Your task is to copy every line of the entries that contains "this".
───── DATA ROWS ─────
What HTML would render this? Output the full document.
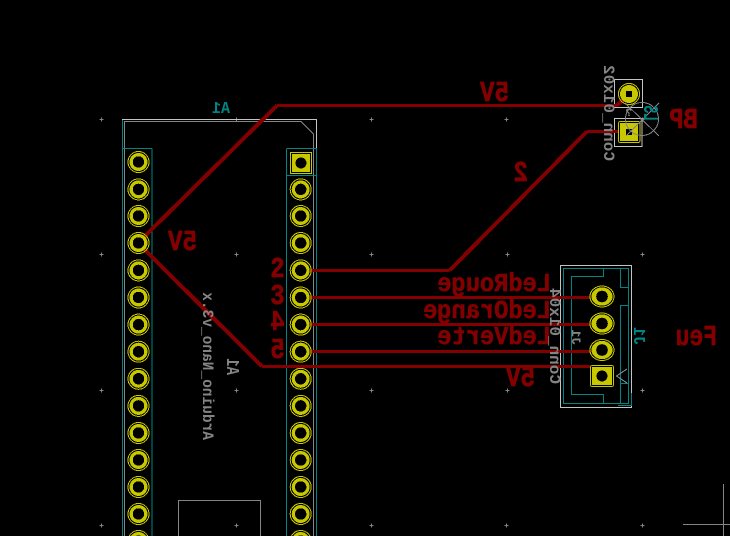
<!DOCTYPE html>
<html>
<head>
<meta charset="utf-8">
<style>
html,body{margin:0;padding:0;background:#000;width:730px;height:536px;overflow:hidden}
svg{display:block}
text{font-family:"Liberation Mono",monospace}
.r{fill:#840000;font-weight:bold;stroke:#840000;stroke-width:.5}
.g{fill:#848484;font-weight:bold}
.t{fill:#008484;font-weight:bold}
circle,path,rect,ellipse{shape-rendering:crispEdges}
</style>
</head>
<body>
<svg width="730" height="536" viewBox="0 0 730 536" xmlns="http://www.w3.org/2000/svg">
<defs>
<g id="p"><circle r="10.5" fill="none" stroke="#c8c800" stroke-width="1"/><circle r="9" fill="#c8c800"/><circle r="5.7" fill="#000"/></g>
<g id="e"><ellipse rx="12" ry="10.5" fill="none" stroke="#c8c800" stroke-width="1"/><ellipse rx="10.5" ry="9.2" fill="#c8c800"/><circle r="5.8" fill="#000"/></g>
<g id="c"><path d="M-2 0H2M0 -2V2" stroke="#848484" stroke-width="1"/></g>
</defs>
<rect width="730" height="536" fill="#000"/>

<g>
<use href="#c" x="101.5" y="119.5"/><use href="#c" x="236.5" y="119.5"/><use href="#c" x="371.5" y="119.5"/><use href="#c" x="506.5" y="119.5"/><use href="#c" x="642.5" y="119.5"/>
<use href="#c" x="101.5" y="254.5"/><use href="#c" x="236.5" y="254.5"/><use href="#c" x="371.5" y="254.5"/><use href="#c" x="507.5" y="254.5"/><use href="#c" x="642.5" y="254.5"/>
<use href="#c" x="101.5" y="390.5"/><use href="#c" x="236.5" y="390.5"/><use href="#c" x="371.5" y="390.5"/><use href="#c" x="507.5" y="390.5"/><use href="#c" x="642.5" y="390.5"/>
<use href="#c" x="101.5" y="525.5"/><use href="#c" x="236.5" y="525.5"/><use href="#c" x="371.5" y="525.5"/><use href="#c" x="506.5" y="525.5"/><use href="#c" x="642.5" y="525.5"/>
</g>
<path d="M723.5 484V536M683 524.5H730" stroke="#848484" stroke-width="1" fill="none"/>

<!-- Arduino outlines -->
<g fill="none" stroke-width="1">
<path d="M122.5 536V119.5H316.5V536" stroke="#008484"/>
<path d="M122 119.5H316.5V148" stroke="#c4c4c4"/>
<path d="M124.5 536V121.5H301L313.5 134V536" stroke="#848484"/>
<path d="M123 148.5H152M152 148.5V536M287 148.5H316M286.5 148.5V536M287 175.5H316" stroke="#008484"/>
<path d="M178.5 536V500.5H260.5V536" stroke="#848484"/>
</g>

<!-- J1 connector -->
<g fill="none" stroke-width="1">
<rect x="560.5" y="265.5" width="71" height="142" stroke="#c4c4c4"/>
<rect x="563.5" y="268.5" width="65" height="135" stroke="#008484"/>
<path d="M603.5 268V276.5H571.5V394.5H603.5V403M620.5 269V287.5H628M628 305.5H620.5V383.5H628M620.5 383.5V403M618 405.5H631.5V393" stroke="#008484"/>
<path d="M627 369L616.5 376L627 383" stroke="#848484"/>
</g>

<!-- BP rects -->
<g fill="none" stroke-width="1">
<rect x="614.5" y="79.5" width="28" height="28" stroke="#c4c4c4"/>
<rect x="614.5" y="118.5" width="27.5" height="28" stroke="#c4c4c4"/>
</g>

<!-- Tracks: horizontals -->
<g fill="none" stroke="#840000" stroke-width="3">
<path d="M277 105.5H617"/>
<path d="M262 366.5H590"/>
<path d="M310 270.5H449.5"/>
<path d="M587 131.5H618"/>
<path d="M310 297.5H590"/>
<path d="M310 324.5H590"/>
<path d="M310 351.5H590"/>
</g>
<!-- Tracks: diagonals -->
<g fill="none" stroke="#840000" stroke-width="4">
<path d="M144 237L277 105.5"/>
<path d="M617 105.5L623 100"/>
<path d="M145 250L262 366.5"/>
<path d="M449.5 270.5L587 131.5"/>
</g>

<!-- Arduino pads -->
<g>
<use href="#p" x="138.5" y="162"/><use href="#p" x="138.5" y="189.4"/><use href="#p" x="138.5" y="216"/><use href="#p" x="138.5" y="243"/><use href="#p" x="138.5" y="270.4"/><use href="#p" x="138.5" y="297.5"/><use href="#p" x="138.5" y="324.6"/><use href="#p" x="138.5" y="351.7"/><use href="#p" x="138.5" y="378.8"/><use href="#p" x="138.5" y="405.9"/><use href="#p" x="138.5" y="433"/><use href="#p" x="138.5" y="460"/><use href="#p" x="138.5" y="487"/><use href="#p" x="138.5" y="514"/><use href="#p" x="138.5" y="541"/>
<rect x="290.5" y="152.5" width="21" height="21" fill="none" stroke="#c8c800"/>
<rect x="292" y="154" width="18" height="18" fill="#c8c800"/><circle cx="301" cy="163" r="5.5" fill="#000"/>
<use href="#p" x="300.7" y="189.4"/><use href="#p" x="300.7" y="216"/><use href="#p" x="300.7" y="243"/><use href="#p" x="300.7" y="270.4"/><use href="#p" x="300.7" y="297.5"/><use href="#p" x="300.7" y="324.6"/><use href="#p" x="300.7" y="351.7"/><use href="#p" x="300.7" y="378.8"/><use href="#p" x="300.7" y="405.9"/><use href="#p" x="300.7" y="433"/><use href="#p" x="300.7" y="460"/><use href="#p" x="300.7" y="487"/><use href="#p" x="300.7" y="514"/><use href="#p" x="300.7" y="541"/>
</g>

<!-- J1 pads -->
<use href="#e" x="602" y="296.5"/><use href="#e" x="602" y="323.5"/><use href="#e" x="602" y="350"/>
<rect x="590.5" y="365.5" width="23" height="21" rx="2" fill="none" stroke="#c8c800"/>
<rect x="592" y="367" width="20" height="18" fill="#c8c800"/><circle cx="602" cy="376" r="5.5" fill="#000"/>

<!-- BP pads -->
<circle cx="629" cy="94" r="10.5" fill="none" stroke="#c8c800"/>
<path d="M629 85a9 9 0 1 0 0.01 0ZM626 91V97H632V91Z" fill="#c8c800" fill-rule="evenodd"/>
<rect x="618.5" y="121.5" width="21.5" height="21" rx="2" fill="none" stroke="#c8c800"/>
<path d="M620 123H638V141H620ZM626 129V135H632V129Z" fill="#c8c800" fill-rule="evenodd"/>

<!-- buzzer overlay -->
<g fill="none" stroke="#848484" stroke-width="1">
<circle cx="642" cy="119" r="16.5"/>
<path d="M625 103L659 136M659 103L626 136"/>
</g>
<text class="t" font-size="13" transform="translate(644,121) rotate(90) scale(-1,1.6)">LS</text>
<text class="g" font-size="11" transform="translate(632,116) scale(-1,1)">?</text>

<!-- Red labels -->
<text class="r" font-size="23" transform="translate(509,101) scale(-1.05,1.25)">5V</text>
<text class="r" font-size="23" transform="translate(197,250) scale(-1.05,1.25)">5V</text>
<text class="r" font-size="23" transform="translate(535,386) scale(-1.05,1.25)">5V</text>
<text class="r" font-size="23" transform="translate(698,128) scale(-1.05,1.25)">BP</text>
<text class="r" font-size="23" transform="translate(528,181) scale(-1.05,1.25)">2</text>
<text class="r" font-size="23" transform="translate(717,345) scale(-1,1.25)">Feu</text>
<text class="r" font-size="23" transform="translate(551,291) scale(-1.03,1.12)">LedRouge</text>
<text class="r" font-size="23" transform="translate(551,318) scale(-1.03,1.12)">LedOrange</text>
<text class="r" font-size="23" transform="translate(551,344) scale(-1.03,1.12)">LedVerte</text>
<text class="r" font-size="24" text-anchor="middle" transform="translate(277.5,277) scale(1,1.2)">2</text>
<text class="r" font-size="24" text-anchor="middle" transform="translate(277.5,304) scale(1,1.2)">3</text>
<text class="r" font-size="24" text-anchor="middle" transform="translate(277.5,330) scale(-1,1.2)">4</text>
<text class="r" font-size="24" text-anchor="middle" transform="translate(277.5,358) scale(-1,1.2)">5</text>

<!-- Teal labels -->
<text class="t" font-size="15" transform="translate(230,113) scale(-1,1.1)">A1</text>
<text class="t" font-size="15" transform="translate(634,345) rotate(90) scale(-1,1.1)">J1</text>

<!-- Gray labels -->
<text class="g" font-size="16" transform="translate(604,161) rotate(90) scale(-1,1)">Conn_01x02</text>
<text class="g" font-size="16" transform="translate(550,384) rotate(90) scale(-1,1)">Conn_01x04</text>
<text class="g" font-size="14.5" transform="translate(203,440) rotate(90) scale(-1,1.05)">Arduino_Nano_v3.x</text>
<text class="g" font-size="14" transform="translate(227,375) rotate(90) scale(-1,1.3)">A1</text>
<text class="g" font-size="13" transform="translate(572,345) rotate(90) scale(-1,1)">J1</text>
</svg>
</body>
</html>
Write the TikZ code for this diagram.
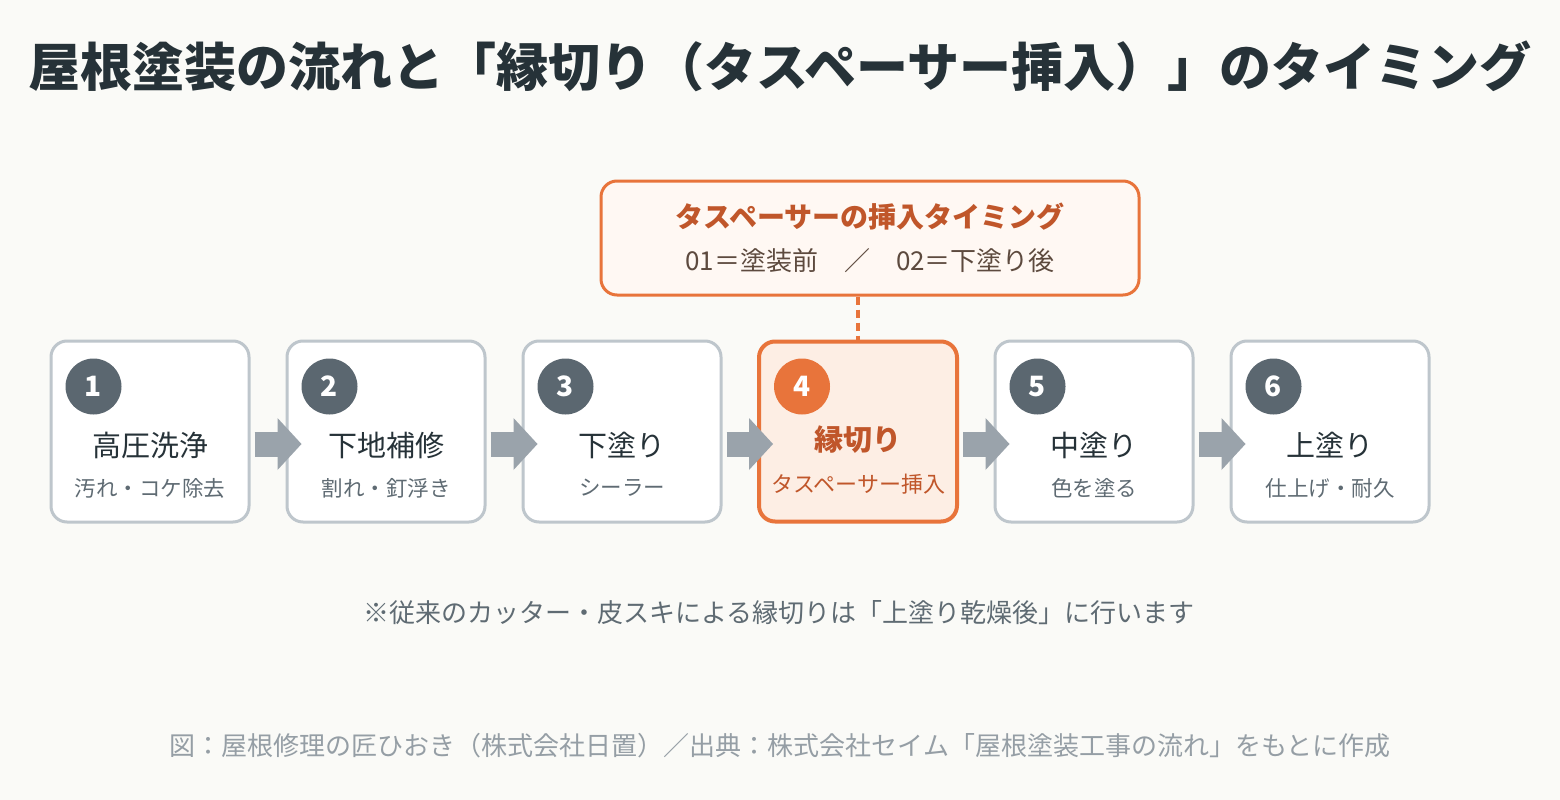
\documentclass[tikz,border=0pt]{standalone}
\usepackage{fontspec}
\setmainfont{Noto Sans CJK JP}
\usetikzlibrary{arrows.meta,positioning,calc}
\definecolor{ink}{HTML}{263238}
\definecolor{slate}{HTML}{5B6770}
\definecolor{subgray}{HTML}{5F6B73}
\definecolor{srcgray}{HTML}{959EA5}
\definecolor{edgegray}{HTML}{BEC6CC}
\definecolor{arrowgray}{HTML}{9AA3AB}
\definecolor{accent}{HTML}{E8743B}
\definecolor{accentdark}{HTML}{C0562A}
\definecolor{accentfill}{HTML}{FDEEE4}
\definecolor{notefill}{HTML}{FFF8F3}
\definecolor{notetext}{HTML}{5D4A3E}
\definecolor{paper}{HTML}{FAFAF7}
\newcommand\fsz[1]{\fontsize{#1}{#1}\selectfont}

\begin{document}
\begin{tikzpicture}[x=1pt,y=-1pt,
  stepbox/.style={draw=edgegray,fill=white,line width=3pt,rounded corners=16pt,minimum width=198pt,minimum height=181pt},
  keybox/.style={draw=accent,fill=accentfill,line width=4pt,rounded corners=16pt,minimum width=198pt,minimum height=180pt},
  badge/.style={circle,fill=slate,text=white,minimum size=56pt,inner sep=0pt,font=\fsz{28}\bfseries},
  steptitle/.style={text=ink,font=\fsz{29}},
  stepsub/.style={text=subgray,font=\fsz{21.5}},
  flowarrow/.style={arrowgray,line width=25pt,shorten <=4pt,shorten >=-16pt,-{Triangle[length=24pt,width=52pt,line width=0pt]}}]
  \fill[paper] (0,0) rectangle (1560,800);
  \useasboundingbox (0,0) rectangle (1560,800);
  \node[text=ink,font=\fsz{52}\bfseries] (title) at (780,66) {屋根塗装の流れと「縁切り（タスペーサー挿入）」のタイミング};
  \foreach \i/\main/\sub in {1/高圧洗浄/汚れ・コケ除去,2/下地補修/割れ・釘浮き,3/下塗り/シーラー,5/中塗り/色を塗る,6/上塗り/仕上げ・耐久}{
    \node[stepbox] (s\i) at ({150+(\i-1)*236},431.5) {};
    \node[badge] (b\i) at ($(s\i.north west)+(44,47)$) {\i};
    \node[steptitle] (t\i) at ({150+(\i-1)*236},445) {\main};
    \node[stepsub] (u\i) at ({150+(\i-1)*236},488) {\sub};
  }
  \node[keybox] (s4) at (858,431.5) {};
  \node[badge,fill=accent] (b4) at ($(s4.north west)+(45,47)$) {4};
  \node[text=accentdark,font=\fsz{29}\bfseries] (t4) at (858,440) {縁切り};
  \node[text=accentdark,font=\fsz{22}] (u4) at (858,484) {タスペーサー挿入};
  \foreach \i/\j in {1/2,2/3,3/4,4/5,5/6}
    \draw[flowarrow] ($(s\i.east)+(0,12.5)$) -- ($(s\j.west)+(0,12.5)$);
  \node[draw=accent,fill=notefill,line width=3pt,rounded corners=16pt,minimum width=538pt,minimum height=114pt] (note) at (870,238) {};
  \node[text=accentdark,font=\fsz{28}\bfseries] (nhead) at (870,217) {タスペーサーの挿入タイミング};
  \node[text=notetext,font=\fsz{26}] (nline) at (870,261) {01＝塗装前　／　02＝下塗り後};
  \draw[accent,line width=4pt,dash pattern=on 8pt off 5pt] (s4.north |- note.south) -- (s4.north);
  \node[text=subgray,font=\fsz{26}] (memo) at (779,613) {※従来のカッター・皮スキによる縁切りは「上塗り乾燥後」に行います};
  \node[text=srcgray,font=\fsz{26}] (source) at (780,746) {図：屋根修理の匠ひおき（株式会社日置）／出典：株式会社セイム「屋根塗装工事の流れ」をもとに作成};
\end{tikzpicture}
\end{document}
─────
_RESPONSE BELOW_.
What HTML would render this? Output the full document.
Write the TikZ code for this diagram.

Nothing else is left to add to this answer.